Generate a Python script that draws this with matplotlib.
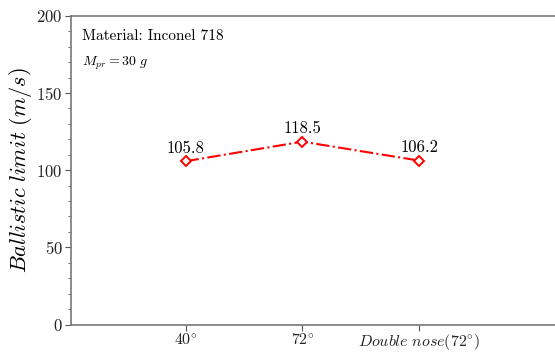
import matplotlib
matplotlib.use("Agg")
import matplotlib.pyplot as plt
from matplotlib.ticker import MultipleLocator

plt.rcParams['font.family'] = ['cmr10', 'DejaVu Serif']
plt.rcParams['mathtext.fontset'] = 'cm'
plt.rcParams['axes.formatter.use_mathtext'] = True

# data
categories = [r'$40^{\circ}$', r'$72^{\circ}$', r'$Double\ nose(72^{\circ})$']
xpos = [1, 2, 3]
ballistic = [105.8, 118.5, 106.2]
labels = ['105.8', '118.5', '106.2']

fig = plt.figure(figsize=(5.55, 3.52), dpi=100)
ax = fig.add_axes([0.128, 0.078, 0.876, 0.877])

ax.plot(xpos, ballistic, color='red', linestyle='-.', linewidth=1.5,
        marker='D', markersize=5, markerfacecolor='white',
        markeredgecolor='red', markeredgewidth=1.4)

for x, y, s in zip(xpos, ballistic, labels):
    ax.annotate(s, (x, y), xytext=(0, 4), textcoords='offset points',
                ha='center', va='bottom', fontsize=12)

ax.set_xlim(0.02, 4.18)
ax.set_ylim(0, 200)
ax.set_xticks(xpos)
ax.set_xticklabels(categories, fontsize=11.5)
ax.yaxis.set_major_locator(MultipleLocator(50))
ax.yaxis.set_minor_locator(MultipleLocator(10))
ax.tick_params(axis='y', labelsize=12, pad=2)
ax.tick_params(axis='x', pad=1.5)
ax.tick_params(which='major', length=4, color='#555555', labelcolor='#222222')
ax.tick_params(which='minor', length=2, color='#555555')
for sp in ax.spines.values():
    sp.set_color('#777777')
    sp.set_linewidth(1.2)

ax.set_ylabel(r'$Ballistic\ limit\ (m/s)$', fontsize=16, labelpad=2)

ax.text(0.022, 0.955, 'Material: Inconel 718', transform=ax.transAxes,
        fontsize=11, va='top', ha='left')
ax.text(0.022, 0.875, r'$M_{pr}=30\ g$', transform=ax.transAxes,
        fontsize=10, va='top', ha='left')

fig.savefig('out.png', dpi=100)
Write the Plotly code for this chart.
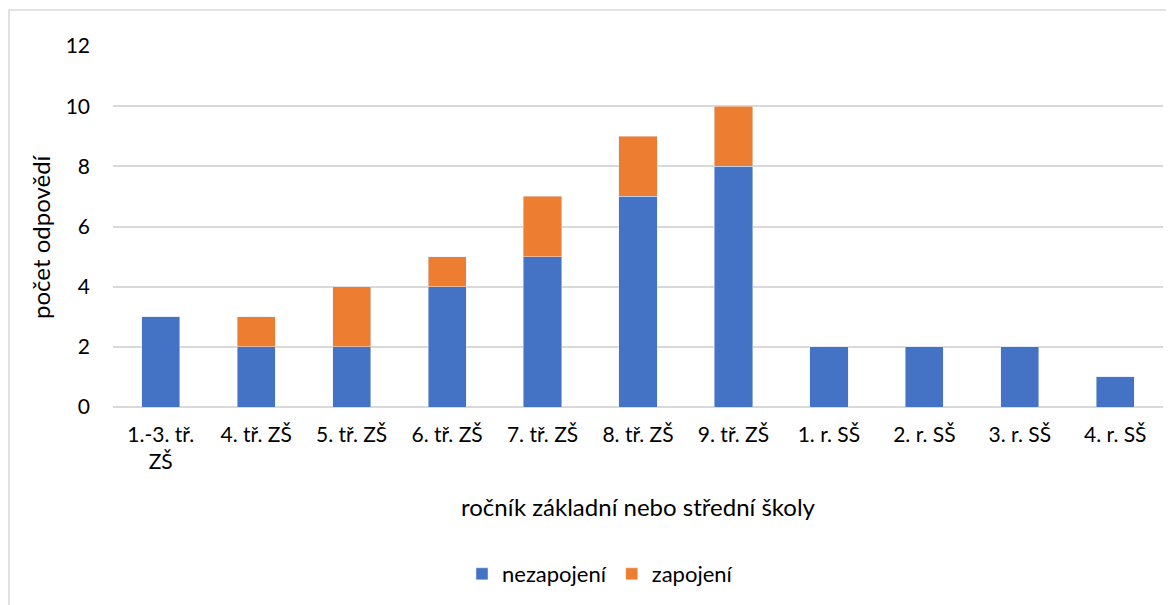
import plotly.graph_objects as go

categories = ["1.-3. tř.<br>ZŠ", "4. tř. ZŠ", "5. tř. ZŠ", "6. tř. ZŠ", "7. tř. ZŠ", "8. tř. ZŠ",
              "9. tř. ZŠ", "1. r. SŠ", "2. r. SŠ", "3. r. SŠ", "4. r. SŠ"]
nezapojeni = [3, 2, 2, 4, 5, 7, 8, 2, 2, 2, 1]
zapojeni = [0, 1, 2, 1, 2, 2, 2, 0, 0, 0, 0]

FONT = "Lato"
W, H = 1174, 605
OFF = 8  # page body margin
SL, SR, ST, SB = 113, 1163, 46, 407  # plot area on screen
pw, ph = SR - SL, SB - ST
L, T = SL - OFF, ST - OFF
R = W - L - pw
B = H - T - ph

def px(x):
    return (x - SL) / pw

def py(y):
    return (SB - y) / ph

fig = go.Figure()
fig.add_bar(x=categories, y=nezapojeni, name="nezapojení", marker_color="#4472C4")
fig.add_bar(x=categories, y=zapojeni, name="zapojení", marker_color="#ED7D31")

fig.update_layout(
    barmode="stack",
    bargap=0.6,
    width=W, height=H,
    margin=dict(l=L, r=R, t=T, b=B),
    plot_bgcolor="white", paper_bgcolor="white",
    font=dict(family=FONT, size=21, color="#000000"),
    showlegend=True,
    legend=dict(orientation="h", x=px(600), xanchor="center", y=py(574), yanchor="middle",
                font=dict(size=22), traceorder="normal", itemwidth=30),
    shapes=[dict(type="rect", xref="paper", yref="paper",
                 x0=px(9), x1=px(1176), y0=py(615), y1=py(10),
                 line=dict(color="#d9d9d9", width=1.5), fillcolor="rgba(0,0,0,0)", layer="below")],
    annotations=[dict(text="počet odpovědí", xref="paper", yref="paper",
                      x=px(40), y=py(237), xanchor="center", yanchor="middle",
                      textangle=-90, showarrow=False, font=dict(size=24))],
)
fig.update_xaxes(
    title=dict(text="ročník základní nebo střední školy", font=dict(size=24), standoff=26),
    tickfont=dict(size=21), showline=False, showgrid=False, ticks="", ticklabelstandoff=13,
)
fig.update_yaxes(
    range=[0, 12], dtick=2, tickfont=dict(size=21), ticklabelstandoff=22,
    showgrid=True, gridcolor="#d9d9d9", gridwidth=1.5,
    zeroline=True, zerolinecolor="#d9d9d9", zerolinewidth=1.5, ticks="", ticklen=0,
)
fig.write_html("out.html")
▬▬▬
**THE REQUEST**
Every line from the start of the listing above through the line with "ha='center', va='bottom', fontsize=12)" should be repeated exactly; skip the pictures and add nothing else.

**EXERCISE RESPONSE**
Generate a Python script that draws this with matplotlib.
import matplotlib
matplotlib.use("Agg")
import matplotlib.pyplot as plt
from matplotlib.ticker import MultipleLocator

plt.rcParams['font.family'] = ['cmr10', 'DejaVu Serif']
plt.rcParams['mathtext.fontset'] = 'cm'
plt.rcParams['axes.formatter.use_mathtext'] = True

# data
categories = [r'$40^{\circ}$', r'$72^{\circ}$', r'$Double\ nose(72^{\circ})$']
xpos = [1, 2, 3]
ballistic = [105.8, 118.5, 106.2]
labels = ['105.8', '118.5', '106.2']

fig = plt.figure(figsize=(5.55, 3.52), dpi=100)
ax = fig.add_axes([0.128, 0.078, 0.876, 0.877])

ax.plot(xpos, ballistic, color='red', linestyle='-.', linewidth=1.5,
        marker='D', markersize=5, markerfacecolor='white',
        markeredgecolor='red', markeredgewidth=1.4)

for x, y, s in zip(xpos, ballistic, labels):
    ax.annotate(s, (x, y), xytext=(0, 4), textcoords='offset points',
                ha='center', va='bottom', fontsize=12)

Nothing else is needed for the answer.